The ethics committee has been investigating his family trip to Scotland, because of the use of $30,000 of campaign money to pay for flights, a stay at a luxury hotel for the whole family and other expensive accommodations while attending a wedding in Edinburgh.
Conveniently, the findings will have no bearing on a former member, unless a Democratic administration — keen on attacking others for misusing campaign funds as of late — decides to pursue the investigation. While Rob Andrews says the decision was irrelevant and that he did hear word about a damning report, others disagree.
“Clearly he wants to leave before there’s any more embarrassment,” said Melanie Sloan, executive director of Citizens for Responsibility and Ethics in Washington, a group that has long criticized Andrews’ behavior.
Sloan noted that retiring members of Congress rarely find it in their best interest to leave early, opting instead to stay until the end of their last term.
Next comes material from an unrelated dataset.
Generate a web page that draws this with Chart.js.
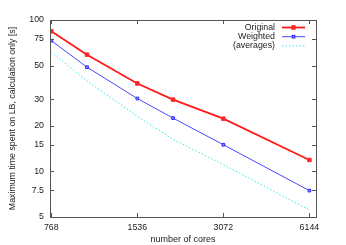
<!DOCTYPE html>
<html>
<head>
<meta charset="utf-8">
<script src="https://cdn.jsdelivr.net/npm/chart.js@4.4.1/dist/chart.umd.min.js"></script>
<style>
  html, body { margin: 0; padding: 0; background: #fff; }
  #wrap { width: 346px; height: 245px; }
</style>
</head>
<body>
<div id="wrap"><canvas id="chart"></canvas></div>
<script>
// values
var cores = [768, 1024, 1536, 2048, 3072, 6144];
var original = [84.2, 59.0, 38.1, 29.8, 22.3, 11.9];
var weighted = [73.0, 48.8, 30.3, 22.5, 15.0, 7.47];
var averages = [61.5, 39.5, 23.1, 16.3, 11.1, 5.56];
var xTicks = [768, 1536, 3072, 6144];
var yTicks = [5, 7.5, 10, 15, 20, 30, 50, 75, 100];

var FONT = "'Liberation Sans', Arial, sans-serif";

function pts(ys) {
  return cores.map(function(c, i) { return { x: c, y: ys[i] }; });
}

// gnuplot-like inward ticks on all four sides
var frameTicks = {
  id: "frameTicks",
  afterDraw: function(chart) {
    var ctx = chart.ctx, a = chart.chartArea;
    var xs = chart.scales.x, ys = chart.scales.y;
    var len = 4;
    ctx.save();
    ctx.strokeStyle = "#555";
    ctx.lineWidth = 1;
    ctx.beginPath();
    xs.ticks.forEach(function(t) {
      var px = Math.round(xs.getPixelForValue(t.value)) + 0.5;
      ctx.moveTo(px, a.bottom); ctx.lineTo(px, a.bottom - len);
      ctx.moveTo(px, a.top); ctx.lineTo(px, a.top + len);
    });
    ys.ticks.forEach(function(t) {
      var py = Math.round(ys.getPixelForValue(t.value)) + 0.5;
      ctx.moveTo(a.left, py); ctx.lineTo(a.left + len, py);
      ctx.moveTo(a.right, py); ctx.lineTo(a.right - len, py);
    });
    ctx.stroke();
    ctx.strokeRect(Math.round(a.left) + 0.5, Math.round(a.top) + 0.5,
                   Math.round(a.right - a.left), Math.round(a.bottom - a.top));
    ctx.restore();
  }
};

// key in the top right corner, text right-aligned, sample on the right
var keyBox = {
  id: "keyBox",
  afterDraw: function(chart) {
    var ctx = chart.ctx, a = chart.chartArea;
    var textRight = a.right - 41;
    var x1 = a.right - 34, x2 = a.right - 11;
    ctx.save();
    ctx.font = "8.8px " + FONT;
    ctx.textAlign = "right";
    ctx.textBaseline = "middle";
    chart.data.datasets.forEach(function(ds, i) {
      var y = a.top + 7.5 + i * 9.2;
      ctx.fillStyle = "#222";
      ctx.fillText(ds.label, textRight, y);
      ctx.strokeStyle = ds.borderColor;
      ctx.lineWidth = ds.borderWidth;
      ctx.setLineDash(ds.borderDash || []);
      ctx.beginPath();
      ctx.moveTo(x1, y); ctx.lineTo(x2, y);
      ctx.stroke();
      ctx.setLineDash([]);
      if (ds.pointRadius > 0) {
        var s = ds.pointRadius * Math.SQRT2;
        var cx = (x1 + x2) / 2;
        ctx.fillStyle = ds.pointBackgroundColor;
        ctx.fillRect(cx - s / 2, y - s / 2, s, s);
        ctx.lineWidth = 1;
        ctx.strokeStyle = ds.pointBorderColor;
        ctx.strokeRect(cx - s / 2, y - s / 2, s, s);
      }
    });
    ctx.restore();
  }
};

new Chart(document.getElementById("chart"), {
  type: "line",
  data: {
    datasets: [
      {
        label: "Original",
        data: pts(original),
        borderColor: "#ff1a1a",
        borderWidth: 1.8,
        pointStyle: "rect",
        pointRadius: 2.5,
        pointBackgroundColor: "#ff2020",
        pointBorderColor: "#ff3030",
        pointBorderWidth: 1,
        tension: 0
      },
      {
        label: "Weighted",
        data: pts(weighted),
        borderColor: "#4848ff",
        borderWidth: 1,
        pointStyle: "rect",
        pointRadius: 1.9,
        pointBackgroundColor: "#8c8cff",
        pointBorderColor: "#2a2aff",
        pointBorderWidth: 1,
        tension: 0
      },
      {
        label: "(averages)",
        data: pts(averages),
        borderColor: "#30e8f0",
        borderWidth: 1,
        borderDash: [1.5, 2],
        pointRadius: 0,
        tension: 0
      }
    ]
  },
  options: {
    responsive: true,
    maintainAspectRatio: false,
    animation: false,
    layout: { padding: { top: 20, right: 30, left: 0, bottom: 0 } },
    plugins: {
      legend: { display: false },
      tooltip: { enabled: false }
    },
    scales: {
      x: {
        type: "logarithmic",
        min: 760,
        max: 6480,
        afterBuildTicks: function(s) { s.ticks = xTicks.map(function(v) { return { value: v }; }); },
        afterFit: function(s) { s.height = 28; },
        grid: { display: false, drawTicks: false },
        border: { display: false },
        ticks: {
          autoSkip: false, maxRotation: 0, padding: 5,
          color: "#222", font: { size: 8.8, family: FONT },
          callback: function(v) { return String(v); }
        },
        title: {
          display: true, text: "number of cores", color: "#222",
          font: { size: 9, family: FONT }, padding: { top: 1, bottom: 0 }
        }
      },
      y: {
        type: "logarithmic",
        min: 5,
        max: 100,
        afterBuildTicks: function(s) { s.ticks = yTicks.map(function(v) { return { value: v }; }); },
        afterFit: function(s) { s.width = 50; },
        grid: { display: false, drawTicks: false },
        border: { display: false },
        ticks: {
          autoSkip: false, padding: 6,
          color: "#222", font: { size: 8.8, family: FONT },
          callback: function(v) { return String(v); }
        },
        title: {
          display: true, text: "Maximum time spent on LB, calculation only [s]", color: "#222",
          font: { size: 8.8, family: FONT }, padding: { top: 7.2, bottom: 0 }
        }
      }
    }
  },
  plugins: [frameTicks, keyBox]
});
</script>
</body>
</html>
“He’s leaving right in the middle, which suggests he wants to make sure this doesn’t see the light of day,” Sloan said of the pending House Ethics Committee investigation. “When you’re kicked out of the house you’re going to have a tough time getting a high priced law firm job. People are not going to be calling you for advice.”
“This was the entirety of the campaign against me in 2012,” Andrews said. “And the people rendered their judgment.”
When Rob Andrews was asked whether or not he had regrets about using campaign funds inappropriately, he said “I regret creating any distraction that would take people away from the mission I brought to his office, which is to try to help the people of my community.”
But despite the fact that little has been done for his district outside of strengthening labor unions, not test scores and opportunity, the district remains solidly Democrat.